We have included Mary Beth O’Neill’s definitions of these roles because they provide a clear framework for those approaching organizational change, and illustrate the range of leadership roles necessary for change to occur. Our experience is that people at all levels in organizations find this framework useful for kicking off and sustaining change, and for judging how well the community of leaders is supporting the change process. This model seems to provide the necessary amount of clarity in today’s organizations, where hierarchy is unclear and jobs and projects overlap. There is often a need for a simple but flexible way of defining who does what in any process of change.

STOP AND THINK!

Q 4.5 Use Mary Beth O’Neill’s four roles to analyse a change process in your organization. Who performed which role? How well were the roles performed? What contribution did the performance of these roles make to the level of success of the changes?

LEADERSHIP STYLES, QUALITIES AND SKILLS

Much has been written about leadership styles, qualities and skills. We have included two different ways of looking at this area to illustrate two complementary ‘lenses’. The first comes from Goleman (2000) and the second from Cameron and Green (2008).
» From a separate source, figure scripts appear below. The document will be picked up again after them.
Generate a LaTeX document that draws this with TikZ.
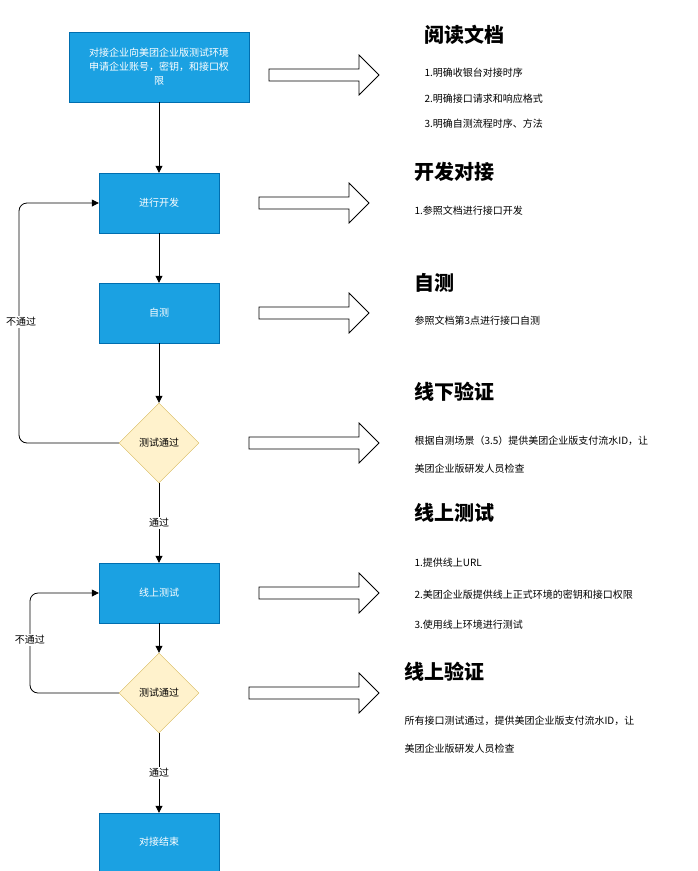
\documentclass[tikz,border=0pt]{standalone}
\usepackage{fontspec}
\setmainfont{Noto Sans CJK SC}
\usetikzlibrary{shapes.geometric,arrows.meta}
\definecolor{bfill}{HTML}{1BA1E2}
\definecolor{bline}{HTML}{006EAF}
\definecolor{dfill}{HTML}{FFF2CC}
\definecolor{dline}{HTML}{D6B656}
\begin{document}
\begin{tikzpicture}[x=1pt,y=-1pt,
 box/.style={draw=bline,fill=bfill,text=white,minimum width=120pt,minimum height=60pt,font=\fontsize{10}{14}\selectfont,align=center,inner sep=2pt},
 dia/.style={diamond,draw=dline,fill=dfill,minimum width=80pt,minimum height=80pt,inner sep=0pt,font=\fontsize{10}{12}\selectfont},
 con/.style={-{Triangle[length=7pt,width=7pt]},line width=0.8pt},
 lab/.style={font=\fontsize{10}{12}\selectfont,fill=white,inner sep=1pt},
 big/.style={line width=0.8pt,fill=white},
 head/.style={font=\fontsize{20}{22}\bfseries\selectfont,anchor=west},
 txt/.style={font=\fontsize{10}{13}\selectfont,anchor=west,align=left}]
\useasboundingbox (0,0) rectangle (697,871);
\node[box,minimum width=180pt,minimum height=70pt] (a) at (159,67) {对接企业向美团企业版测试环境\\申请企业账号，密钥，和接口权\\限};
\node[box] (b) at (159,203) {进行开发};
\node[box] (c) at (159,313) {自测};
\node[dia] (d) at (159,443) {测试通过};
\node[box] (e) at (159,593) {线上测试};
\node[dia] (f) at (159,693) {测试通过};
\node[box,minimum height=58pt] (g) at (159,842) {对接结束};
\draw[con] (a) -- (b);
\draw[con] (b) -- (c);
\draw[con] (c) -- (d);
\draw[con] (d) -- node[lab]{通过} (e);
\draw[con] (e) -- (f);
\draw[con] (f) -- node[lab]{通过} (g);
\coordinate (l1a) at (19,443); \coordinate (l1b) at (19,203);
\draw[con,rounded corners=8pt] (d.west) -- (l1a) -- (l1b) -- (b.west);
\node[lab] (n1) at (21,322) {不通过};
\coordinate (l2a) at (30,693); \coordinate (l2b) at (30,593);
\draw[con,rounded corners=8pt] (f.west) -- (l2a) -- (l2b) -- (e.west);
\node[lab] (n2) at (30,640) {不通过};
\foreach \x/\y/\e in {269/75/379, 259/203/369, 259/313/369, 249/443/379, 259/593/379, 249/693/379}{
 \draw[big] (\x,\y-6) -- (\e-20,\y-6) -- (\e-20,\y-20) -- (\e,\y) -- (\e-20,\y+20) -- (\e-20,\y+6) -- (\x,\y+6) -- cycle;
}
\node[head] (h1) at (421,35) {阅读文档};
\node[txt] (t1) at (421,73) {1.明确收银台对接时序};
\node[txt] (t2) at (421,99) {2.明确接口请求和响应格式};
\node[txt] (t3) at (421,124) {3.明确自测流程时序、方法};
\node[head] (h2) at (411,172) {开发对接};
\node[txt] (t4) at (411,211) {1.参照文档进行接口开发};
\node[head] (h3) at (411,283) {自测};
\node[txt] (t5) at (411,321) {参照文档第3点进行接口自测};
\node[head] (h4) at (411,392) {线下验证};
\node[txt] (t6) at (411,441) {根据自测场景（3.5）提供美团企业版支付流水ID，让};
\node[txt] (t7) at (411,469) {美团企业版研发人员检查};
\node[head] (h5) at (411,513) {线上测试};
\node[txt] (t8) at (411,563) {1.提供线上URL};
\node[txt] (t9) at (411,595) {2.美团企业版提供线上正式环境的密钥和接口权限};
\node[txt] (t10) at (411,625) {3.使用线上环境进行测试};
\node[head] (h6) at (401,672) {线上验证};
\node[txt] (t11) at (401,721) {所有接口测试通过，提供美团企业版支付流水ID，让};
\node[txt] (t12) at (401,749) {美团企业版研发人员检查};
\end{tikzpicture}
\end{document}
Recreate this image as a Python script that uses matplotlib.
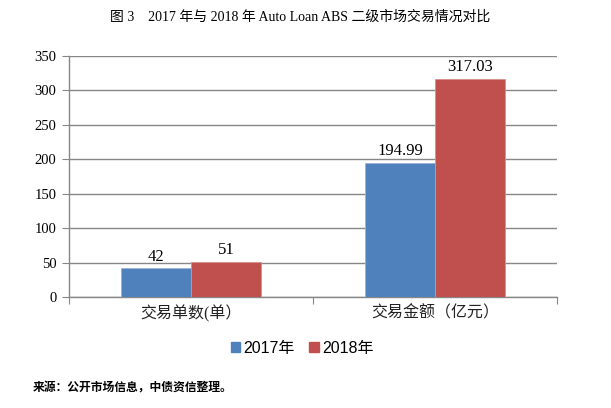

We have chosen the work of Goleman because our clients tend to find it illuminating and useful as a first stage ‘ready-reckoner’ regarding their leadership style. Goleman identifies a set of six ‘relationship-oriented’ styles for the leader to choose from in any situation – as if choosing from a set of golf clubs. Leaders we have worked with find this very useful, particularly when faced with new people challenges, either one-to-one or in a group context (see boxed examples). This set of six styles is underpinned by Goleman’s work on emotional intelligence, which sets out the underlying competencies associated with successful leadership. This acts as a convenient checklist for those assessing their skills.